» **Available data**
◇ ◇ ◇ ◇ ◇

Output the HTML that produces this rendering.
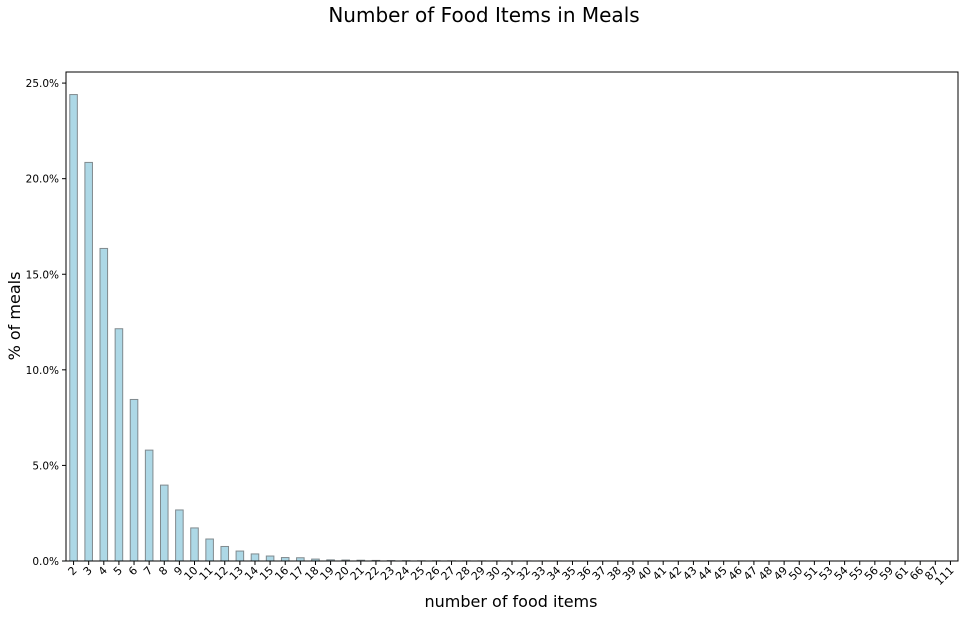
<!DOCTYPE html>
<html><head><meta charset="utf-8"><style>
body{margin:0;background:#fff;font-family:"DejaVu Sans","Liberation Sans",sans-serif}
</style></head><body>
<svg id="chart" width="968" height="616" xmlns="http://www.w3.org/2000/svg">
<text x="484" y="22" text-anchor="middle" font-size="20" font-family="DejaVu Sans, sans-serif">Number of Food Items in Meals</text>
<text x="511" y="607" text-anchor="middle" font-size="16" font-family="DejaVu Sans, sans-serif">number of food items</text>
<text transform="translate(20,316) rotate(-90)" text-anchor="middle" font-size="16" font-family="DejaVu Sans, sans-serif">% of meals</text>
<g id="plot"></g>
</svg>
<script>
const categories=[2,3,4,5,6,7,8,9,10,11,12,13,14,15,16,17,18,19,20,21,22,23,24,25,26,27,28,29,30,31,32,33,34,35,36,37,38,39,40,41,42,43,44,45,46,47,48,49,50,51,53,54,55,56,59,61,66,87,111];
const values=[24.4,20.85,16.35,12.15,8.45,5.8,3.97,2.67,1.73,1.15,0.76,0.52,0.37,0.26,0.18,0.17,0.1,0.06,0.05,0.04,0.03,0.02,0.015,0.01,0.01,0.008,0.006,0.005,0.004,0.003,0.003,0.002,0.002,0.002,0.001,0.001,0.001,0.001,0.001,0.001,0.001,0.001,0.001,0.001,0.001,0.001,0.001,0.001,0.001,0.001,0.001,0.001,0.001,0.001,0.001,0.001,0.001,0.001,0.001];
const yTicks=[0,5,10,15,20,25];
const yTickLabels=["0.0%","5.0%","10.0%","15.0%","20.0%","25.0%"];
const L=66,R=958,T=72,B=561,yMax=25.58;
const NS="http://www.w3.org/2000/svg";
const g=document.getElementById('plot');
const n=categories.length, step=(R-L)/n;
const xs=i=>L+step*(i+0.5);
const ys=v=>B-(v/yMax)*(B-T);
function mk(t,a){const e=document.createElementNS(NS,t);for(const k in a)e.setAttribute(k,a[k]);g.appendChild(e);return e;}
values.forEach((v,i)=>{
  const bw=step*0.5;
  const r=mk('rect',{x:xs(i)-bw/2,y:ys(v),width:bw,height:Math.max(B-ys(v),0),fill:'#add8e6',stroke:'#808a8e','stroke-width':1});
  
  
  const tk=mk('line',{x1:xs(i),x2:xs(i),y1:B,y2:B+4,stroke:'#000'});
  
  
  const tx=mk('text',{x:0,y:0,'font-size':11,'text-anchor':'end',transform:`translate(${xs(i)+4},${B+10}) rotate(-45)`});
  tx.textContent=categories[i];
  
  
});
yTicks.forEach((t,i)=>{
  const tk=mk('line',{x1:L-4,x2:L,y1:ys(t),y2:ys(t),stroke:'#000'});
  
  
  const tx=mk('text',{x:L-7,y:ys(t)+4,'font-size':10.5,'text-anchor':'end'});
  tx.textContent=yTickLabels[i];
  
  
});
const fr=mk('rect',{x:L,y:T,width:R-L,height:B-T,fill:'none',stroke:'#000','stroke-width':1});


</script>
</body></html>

◇ ◇ ◇ ◇ ◇

» **Exercise details**
Do not copy the pictures, but repeat every line exactly.

» **Output of the task**
Output the HTML that produces this rendering.
<!DOCTYPE html>
<html><head><meta charset="utf-8"><style>
body{margin:0;background:#fff;font-family:"DejaVu Sans","Liberation Sans",sans-serif}
</style></head><body>
<svg id="chart" width="968" height="616" xmlns="http://www.w3.org/2000/svg">
<text x="484" y="22" text-anchor="middle" font-size="20" font-family="DejaVu Sans, sans-serif">Number of Food Items in Meals</text>
<text x="511" y="607" text-anchor="middle" font-size="16" font-family="DejaVu Sans, sans-serif">number of food items</text>
<text transform="translate(20,316) rotate(-90)" text-anchor="middle" font-size="16" font-family="DejaVu Sans, sans-serif">% of meals</text>
<g id="plot"></g>
</svg>
<script>
const categories=[2,3,4,5,6,7,8,9,10,11,12,13,14,15,16,17,18,19,20,21,22,23,24,25,26,27,28,29,30,31,32,33,34,35,36,37,38,39,40,41,42,43,44,45,46,47,48,49,50,51,53,54,55,56,59,61,66,87,111];
const values=[24.4,20.85,16.35,12.15,8.45,5.8,3.97,2.67,1.73,1.15,0.76,0.52,0.37,0.26,0.18,0.17,0.1,0.06,0.05,0.04,0.03,0.02,0.015,0.01,0.01,0.008,0.006,0.005,0.004,0.003,0.003,0.002,0.002,0.002,0.001,0.001,0.001,0.001,0.001,0.001,0.001,0.001,0.001,0.001,0.001,0.001,0.001,0.001,0.001,0.001,0.001,0.001,0.001,0.001,0.001,0.001,0.001,0.001,0.001];
const yTicks=[0,5,10,15,20,25];
const yTickLabels=["0.0%","5.0%","10.0%","15.0%","20.0%","25.0%"];
const L=66,R=958,T=72,B=561,yMax=25.58;
const NS="http://www.w3.org/2000/svg";
const g=document.getElementById('plot');
const n=categories.length, step=(R-L)/n;
const xs=i=>L+step*(i+0.5);
const ys=v=>B-(v/yMax)*(B-T);
function mk(t,a){const e=document.createElementNS(NS,t);for(const k in a)e.setAttribute(k,a[k]);g.appendChild(e);return e;}
values.forEach((v,i)=>{
  const bw=step*0.5;
  const r=mk('rect',{x:xs(i)-bw/2,y:ys(v),width:bw,height:Math.max(B-ys(v),0),fill:'#add8e6',stroke:'#808a8e','stroke-width':1});
  
  
  const tk=mk('line',{x1:xs(i),x2:xs(i),y1:B,y2:B+4,stroke:'#000'});
  
  
  const tx=mk('text',{x:0,y:0,'font-size':11,'text-anchor':'end',transform:`translate(${xs(i)+4},${B+10}) rotate(-45)`});
  tx.textContent=categories[i];
  
  
});
yTicks.forEach((t,i)=>{
  const tk=mk('line',{x1:L-4,x2:L,y1:ys(t),y2:ys(t),stroke:'#000'});
  
  
  const tx=mk('text',{x:L-7,y:ys(t)+4,'font-size':10.5,'text-anchor':'end'});
  tx.textContent=yTickLabels[i];
  
  
});
const fr=mk('rect',{x:L,y:T,width:R-L,height:B-T,fill:'none',stroke:'#000','stroke-width':1});


</script>
</body></html>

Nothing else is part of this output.